■ **Given information**:
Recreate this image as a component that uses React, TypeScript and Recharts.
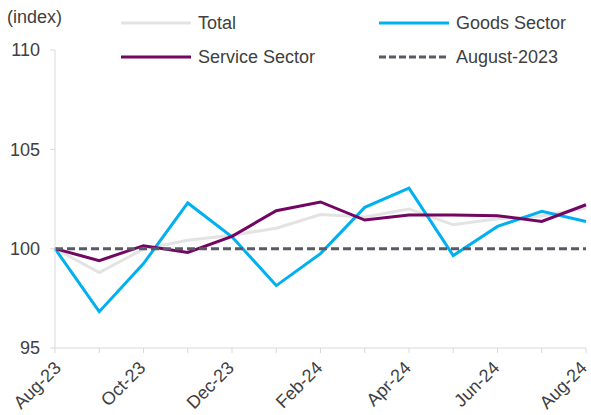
import React from "react";
import { LineChart, Line, XAxis, YAxis, ReferenceLine } from "recharts";

const months = [
  "Aug-23", "Sep-23", "Oct-23", "Nov-23", "Dec-23", "Jan-24", "Feb-24",
  "Mar-24", "Apr-24", "May-24", "Jun-24", "Jul-24", "Aug-24",
];
const total = [100, 98.8, 99.98, 100.42, 100.68, 101.03, 101.72, 101.6, 102.0, 101.2, 101.5, 101.65, 102.05];
const goods = [100, 96.83, 99.25, 102.3, 100.6, 98.14, 99.75, 102.08, 103.05, 99.65, 101.12, 101.88, 101.37];
const service = [100, 99.4, 100.15, 99.81, 100.62, 101.91, 102.35, 101.44, 101.69, 101.69, 101.66, 101.37, 102.21];
const yTicks = [95, 100, 105, 110];
const baseline = 100;

const data = months.map((m, i) => ({
  month: m,
  total: total[i],
  goods: goods[i],
  service: service[i],
}));

const FONT = "'Liberation Sans', Arial, sans-serif";
const TEXT = "#404040";
const AXIS = "#d9d9d9";

function MonthTick(props: any) {
  const { x, y, payload, index } = props;
  if (index % 2 !== 0) return null;
  // first label sits a bit further right, last one is kept inside the frame
  const dx = index === 0 ? 7 : index === months.length - 1 ? 2 : 3;
  return (
    <g transform={`translate(${x + dx},${y + 14})`}>
      <text
        x={0}
        y={0}
        textAnchor="end"
        transform="rotate(-45)"
        fill={TEXT}
        fontSize={18}
        fontFamily={FONT}
      >
        {payload.value}
      </text>
    </g>
  );
}

function LegendItem({ color, label, dashed }: { color: string; label: string; dashed?: boolean }) {
  return (
    <div style={{ display: "flex", alignItems: "center", height: 22 }}>
      <svg width={70} height={6} style={{ marginRight: 7 }}>
        <line
          x1={0}
          y1={3}
          x2={70}
          y2={3}
          stroke={color}
          strokeWidth={3}
          strokeDasharray={dashed ? "7 3" : undefined}
        />
      </svg>
      <span>{label}</span>
    </div>
  );
}

export default function App() {
  return (
    <div
      style={{
        position: "absolute",
        top: 0,
        left: 0,
        width: 591,
        height: 415,
        background: "#fff",
        fontFamily: FONT,
        color: TEXT,
        fontSize: 18,
        lineHeight: "22px",
      }}
    >
      <div style={{ position: "absolute", left: 7, top: 6 }}>(index)</div>
      <div style={{ position: "absolute", left: 121, top: 12 }}>
        <LegendItem color="#e3e3e3" label="Total" />
      </div>
      <div style={{ position: "absolute", left: 379, top: 12 }}>
        <LegendItem color="#00b0f0" label="Goods Sector" />
      </div>
      <div style={{ position: "absolute", left: 121, top: 46 }}>
        <LegendItem color="#730663" label="Service Sector" />
      </div>
      <div style={{ position: "absolute", left: 379, top: 46 }}>
        <LegendItem color="#595a66" label="August-2023" dashed />
      </div>
      <LineChart
        width={591}
        height={415}
        data={data}
        margin={{ top: 50, right: 5, bottom: 7, left: 10 }}
        style={{ position: "absolute", top: 0, left: 0 }}
      >
        <XAxis
          dataKey="month"
          interval={0}
          tick={<MonthTick />}
          tickLine={{ stroke: AXIS }}
          axisLine={{ stroke: AXIS }}
          tickSize={5}
          height={60}
        />
        <YAxis
          domain={[95, 110]}
          ticks={yTicks}
          width={45}
          tick={{ fill: TEXT, fontSize: 18, fontFamily: FONT }}
          tickLine={{ stroke: AXIS }}
          axisLine={{ stroke: AXIS }}
          tickSize={5}
          tickMargin={10}
        />
        <Line dataKey="total" stroke="#e3e3e3" strokeWidth={3} dot={false} isAnimationActive={false} />
        <Line dataKey="goods" stroke="#00b0f0" strokeWidth={3} dot={false} isAnimationActive={false} />
        <Line dataKey="service" stroke="#730663" strokeWidth={3} dot={false} isAnimationActive={false} />
        <ReferenceLine y={baseline} stroke="#595a66" strokeWidth={3} strokeDasharray="8 4" />
      </LineChart>
    </div>
  );
}
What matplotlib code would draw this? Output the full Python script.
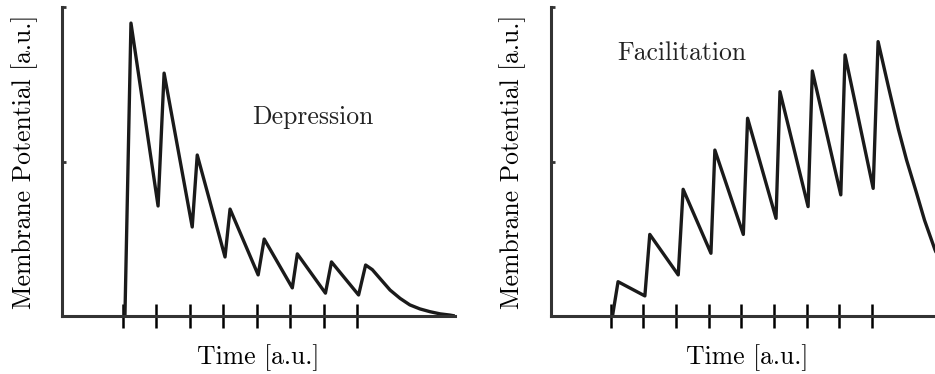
import matplotlib
matplotlib.use("Agg")
import matplotlib.pyplot as plt

plt.rcParams["font.family"] = ["cmr10", "DejaVu Serif"]
plt.rcParams["axes.unicode_minus"] = False

# stimulus times (tick marks)
dep_stim = [0, 1, 2, 3, 4, 5, 6, 7]
fac_stim = [0, 1, 2, 3, 4, 5, 6, 7, 8]

# Depression: onset, peaks, troughs, tail
dep_onset = 0.06
dep_peak_t = [0.24, 1.23, 2.22, 3.20, 4.22, 5.21, 6.23, 7.25]
dep_peak_v = [0.948, 0.786, 0.521, 0.346, 0.249, 0.201, 0.175, 0.165]
dep_trough_t = [1.05, 2.07, 3.05, 4.04, 5.06, 6.05, 7.04]
dep_trough_v = [0.356, 0.288, 0.191, 0.133, 0.091, 0.074, 0.068]
dep_tail_t = [7.45, 7.65, 7.98, 8.28, 8.57, 8.87, 9.17, 9.47, 9.77, 9.92]
dep_tail_v = [0.150, 0.125, 0.084, 0.057, 0.036, 0.023, 0.014, 0.007, 0.003, 0.0]

# Facilitation
fac_onset = 0.06
fac_peak_t = [0.23, 1.20, 2.22, 3.19, 4.19, 5.18, 6.17, 7.17, 8.18]
fac_peak_v = [0.111, 0.264, 0.410, 0.537, 0.640, 0.726, 0.793, 0.845, 0.888]
fac_trough_t = [1.05, 2.07, 3.07, 4.06, 5.06, 6.04, 7.04, 8.03]
fac_trough_v = [0.065, 0.133, 0.203, 0.264, 0.316, 0.354, 0.392, 0.413]
fac_tail_t = [8.50, 8.80, 9.05, 9.35, 9.60, 9.92, 10.1]
fac_tail_v = [0.740, 0.605, 0.505, 0.400, 0.310, 0.214, 0.17]


def trace(onset, peak_t, peak_v, trough_t, trough_v, tail_t, tail_v):
    ts, vs = [onset], [0.0]
    for i in range(len(peak_t)):
        ts.append(peak_t[i])
        vs.append(peak_v[i])
        if i < len(trough_t):
            ts.append(trough_t[i])
            vs.append(trough_v[i])
    return ts + tail_t, vs + tail_v


fig = plt.figure(figsize=(9.35, 3.74), dpi=100)
ax1 = fig.add_axes([62 / 935, 58 / 374, 393 / 935, 309 / 374])
ax2 = fig.add_axes([551 / 935, 58 / 374, 384 / 935, 309 / 374])

panels = [
    (ax1, dep_stim, trace(dep_onset, dep_peak_t, dep_peak_v, dep_trough_t, dep_trough_v, dep_tail_t, dep_tail_v),
     "Depression", (3.85, 0.644), -0.094, 0.5),
    (ax2, fac_stim, trace(fac_onset, fac_peak_t, fac_peak_v, fac_trough_t, fac_trough_v, fac_tail_t, fac_tail_v),
     "Facilitation", (0.22, 0.851), -0.099, 0.512),
]

for ax, stim, (ts, vs), name, pos, ylx, xlx in panels:
    ax.plot(ts, vs, color="#1a1a1a", lw=2.4, solid_joinstyle="round", solid_capstyle="round")
    ax.set_xlim(-1.82, 9.92)
    ax.set_ylim(0, 1)
    for s in ["top", "right"]:
        ax.spines[s].set_visible(False)
    for s in ["left", "bottom"]:
        ax.spines[s].set_linewidth(2.2)
        ax.spines[s].set_color("#333333")
    ax.set_xticks(stim)
    ax.set_xticklabels([])
    ax.set_yticks([0.5, 1.0])
    ax.set_yticklabels([])
    ax.tick_params(axis="x", direction="inout", length=17.5, width=1.8, color="black")
    ax.tick_params(axis="y", direction="in", length=3, width=2, color="#333333")
    ax.set_xlabel("Time [a.u.]", fontsize=18.5, va="center")
    ax.xaxis.set_label_coords(xlx, -0.136)
    ax.set_ylabel("Membrane Potential [a.u.]", fontsize=18.5, va="center")
    ax.yaxis.set_label_coords(ylx, 0.5)
    ax.text(pos[0], pos[1], name, fontsize=18.5, ha="left", va="center", color="#222222")
    ax.patch.set_alpha(0)

fig.savefig("out.png", dpi=100)
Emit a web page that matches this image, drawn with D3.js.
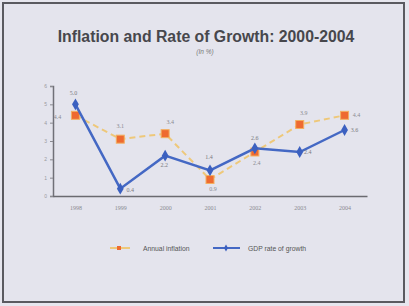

■ **Required work**: Pull out each line holding the string "image".

■ **Answer to the problem**:
Recreate this image as a component that uses React, TypeScript and Recharts.
Emit a web page that matches this image, drawn with D3.js.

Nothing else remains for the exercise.